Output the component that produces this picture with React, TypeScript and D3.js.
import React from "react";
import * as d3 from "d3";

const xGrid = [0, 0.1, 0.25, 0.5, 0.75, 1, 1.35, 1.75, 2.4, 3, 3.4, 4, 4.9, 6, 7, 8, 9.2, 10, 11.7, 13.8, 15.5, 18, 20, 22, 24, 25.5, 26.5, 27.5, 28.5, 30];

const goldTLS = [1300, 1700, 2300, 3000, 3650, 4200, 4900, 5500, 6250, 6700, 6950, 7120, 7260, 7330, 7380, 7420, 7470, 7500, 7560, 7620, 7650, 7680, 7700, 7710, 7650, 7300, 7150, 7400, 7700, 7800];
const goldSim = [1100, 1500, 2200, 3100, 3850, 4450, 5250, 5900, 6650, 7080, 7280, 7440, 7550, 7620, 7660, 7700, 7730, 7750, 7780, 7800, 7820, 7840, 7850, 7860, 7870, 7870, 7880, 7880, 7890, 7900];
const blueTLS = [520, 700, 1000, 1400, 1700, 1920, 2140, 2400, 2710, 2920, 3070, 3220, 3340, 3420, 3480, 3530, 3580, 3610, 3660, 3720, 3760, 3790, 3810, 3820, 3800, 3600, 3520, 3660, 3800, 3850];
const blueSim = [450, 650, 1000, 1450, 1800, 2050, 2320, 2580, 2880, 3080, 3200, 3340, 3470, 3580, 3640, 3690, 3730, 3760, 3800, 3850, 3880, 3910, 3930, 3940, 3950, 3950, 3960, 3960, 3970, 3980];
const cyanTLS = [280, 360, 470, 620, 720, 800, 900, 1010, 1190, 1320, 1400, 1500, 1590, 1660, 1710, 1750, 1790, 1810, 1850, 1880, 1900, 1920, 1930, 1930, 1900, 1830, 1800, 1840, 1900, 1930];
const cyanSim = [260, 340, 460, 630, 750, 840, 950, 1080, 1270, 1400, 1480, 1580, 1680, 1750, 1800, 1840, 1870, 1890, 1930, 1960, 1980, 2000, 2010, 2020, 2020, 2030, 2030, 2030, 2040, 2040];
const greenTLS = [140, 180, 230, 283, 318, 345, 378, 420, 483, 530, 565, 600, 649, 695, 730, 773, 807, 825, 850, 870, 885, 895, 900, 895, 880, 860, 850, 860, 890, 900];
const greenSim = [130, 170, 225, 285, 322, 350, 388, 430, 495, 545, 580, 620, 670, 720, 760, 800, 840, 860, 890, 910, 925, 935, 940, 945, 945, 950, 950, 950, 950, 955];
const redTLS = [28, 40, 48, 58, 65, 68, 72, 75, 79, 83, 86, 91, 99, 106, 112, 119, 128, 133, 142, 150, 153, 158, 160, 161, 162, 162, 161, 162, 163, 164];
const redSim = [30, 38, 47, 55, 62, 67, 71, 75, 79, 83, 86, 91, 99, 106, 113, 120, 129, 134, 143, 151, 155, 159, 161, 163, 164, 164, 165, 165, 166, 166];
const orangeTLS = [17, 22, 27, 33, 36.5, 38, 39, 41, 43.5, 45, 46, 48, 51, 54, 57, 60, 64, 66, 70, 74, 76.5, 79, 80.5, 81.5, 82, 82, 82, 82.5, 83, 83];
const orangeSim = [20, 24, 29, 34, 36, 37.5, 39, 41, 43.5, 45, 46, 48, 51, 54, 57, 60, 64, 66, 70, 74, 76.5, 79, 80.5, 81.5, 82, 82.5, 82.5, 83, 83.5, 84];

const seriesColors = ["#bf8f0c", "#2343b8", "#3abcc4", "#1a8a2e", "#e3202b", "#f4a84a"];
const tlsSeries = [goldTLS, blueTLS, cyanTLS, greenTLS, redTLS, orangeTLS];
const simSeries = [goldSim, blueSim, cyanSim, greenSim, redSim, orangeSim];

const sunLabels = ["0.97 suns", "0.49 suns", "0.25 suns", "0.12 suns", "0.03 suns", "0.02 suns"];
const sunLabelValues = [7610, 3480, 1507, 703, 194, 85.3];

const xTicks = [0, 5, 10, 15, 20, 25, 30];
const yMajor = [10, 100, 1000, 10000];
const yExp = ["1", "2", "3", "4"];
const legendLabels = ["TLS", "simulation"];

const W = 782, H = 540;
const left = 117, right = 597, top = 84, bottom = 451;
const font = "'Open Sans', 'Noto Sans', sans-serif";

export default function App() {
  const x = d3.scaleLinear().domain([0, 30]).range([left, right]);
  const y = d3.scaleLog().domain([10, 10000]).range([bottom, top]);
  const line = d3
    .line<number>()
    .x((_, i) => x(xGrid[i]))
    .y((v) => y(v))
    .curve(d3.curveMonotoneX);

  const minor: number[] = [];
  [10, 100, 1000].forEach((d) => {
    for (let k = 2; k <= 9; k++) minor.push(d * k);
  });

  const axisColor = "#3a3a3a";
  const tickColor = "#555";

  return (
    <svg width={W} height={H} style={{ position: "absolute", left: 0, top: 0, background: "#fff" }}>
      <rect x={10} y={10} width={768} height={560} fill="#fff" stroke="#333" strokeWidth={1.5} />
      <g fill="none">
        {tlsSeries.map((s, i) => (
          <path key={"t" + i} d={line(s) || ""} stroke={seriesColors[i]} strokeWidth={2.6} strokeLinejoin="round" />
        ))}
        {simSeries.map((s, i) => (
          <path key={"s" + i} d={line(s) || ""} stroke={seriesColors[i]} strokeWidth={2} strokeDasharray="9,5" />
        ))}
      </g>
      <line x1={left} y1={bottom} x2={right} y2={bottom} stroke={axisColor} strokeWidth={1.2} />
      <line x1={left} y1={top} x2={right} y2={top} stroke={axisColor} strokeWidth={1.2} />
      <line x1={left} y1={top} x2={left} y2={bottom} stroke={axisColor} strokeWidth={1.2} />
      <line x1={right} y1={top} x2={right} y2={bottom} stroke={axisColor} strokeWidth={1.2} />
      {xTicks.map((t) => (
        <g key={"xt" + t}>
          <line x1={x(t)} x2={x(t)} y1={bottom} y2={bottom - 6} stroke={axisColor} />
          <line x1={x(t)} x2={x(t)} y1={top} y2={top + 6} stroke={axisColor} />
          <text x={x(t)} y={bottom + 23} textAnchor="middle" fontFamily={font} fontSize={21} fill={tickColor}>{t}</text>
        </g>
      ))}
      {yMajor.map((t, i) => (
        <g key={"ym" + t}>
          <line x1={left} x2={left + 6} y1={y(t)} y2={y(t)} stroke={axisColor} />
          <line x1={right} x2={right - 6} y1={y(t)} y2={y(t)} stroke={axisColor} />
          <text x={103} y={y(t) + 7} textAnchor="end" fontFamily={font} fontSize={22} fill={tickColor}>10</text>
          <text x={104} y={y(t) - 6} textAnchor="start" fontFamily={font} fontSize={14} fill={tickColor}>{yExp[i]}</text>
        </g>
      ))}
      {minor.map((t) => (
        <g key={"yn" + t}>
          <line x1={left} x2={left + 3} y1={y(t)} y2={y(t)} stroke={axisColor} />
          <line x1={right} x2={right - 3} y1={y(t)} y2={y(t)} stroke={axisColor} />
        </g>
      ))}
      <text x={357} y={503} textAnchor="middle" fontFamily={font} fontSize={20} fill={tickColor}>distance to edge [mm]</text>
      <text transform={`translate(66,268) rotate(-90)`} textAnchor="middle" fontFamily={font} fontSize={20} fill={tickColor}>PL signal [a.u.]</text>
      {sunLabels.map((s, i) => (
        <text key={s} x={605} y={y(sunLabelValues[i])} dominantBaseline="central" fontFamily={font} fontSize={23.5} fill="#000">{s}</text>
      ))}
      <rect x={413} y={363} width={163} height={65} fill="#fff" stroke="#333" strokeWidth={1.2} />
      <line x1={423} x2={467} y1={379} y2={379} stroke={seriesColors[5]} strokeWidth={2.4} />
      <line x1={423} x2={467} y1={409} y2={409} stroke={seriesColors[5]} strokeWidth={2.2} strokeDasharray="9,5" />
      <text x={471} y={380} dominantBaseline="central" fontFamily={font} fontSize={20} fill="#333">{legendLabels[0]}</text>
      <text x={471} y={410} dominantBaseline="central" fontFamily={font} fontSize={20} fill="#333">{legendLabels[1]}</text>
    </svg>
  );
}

○ ○ ○ ○ ○ ○ ○

All lines from the beginning of the material above through the one with "27.5, 28.5, 30];" need to be returned exactly; please return those and only those.

EXERCISE ANSWER:
Output the component that produces this picture with React, TypeScript and D3.js.
import React from "react";
import * as d3 from "d3";

const xGrid = [0, 0.1, 0.25, 0.5, 0.75, 1, 1.35, 1.75, 2.4, 3, 3.4, 4, 4.9, 6, 7, 8, 9.2, 10, 11.7, 13.8, 15.5, 18, 20, 22, 24, 25.5, 26.5, 27.5, 28.5, 30];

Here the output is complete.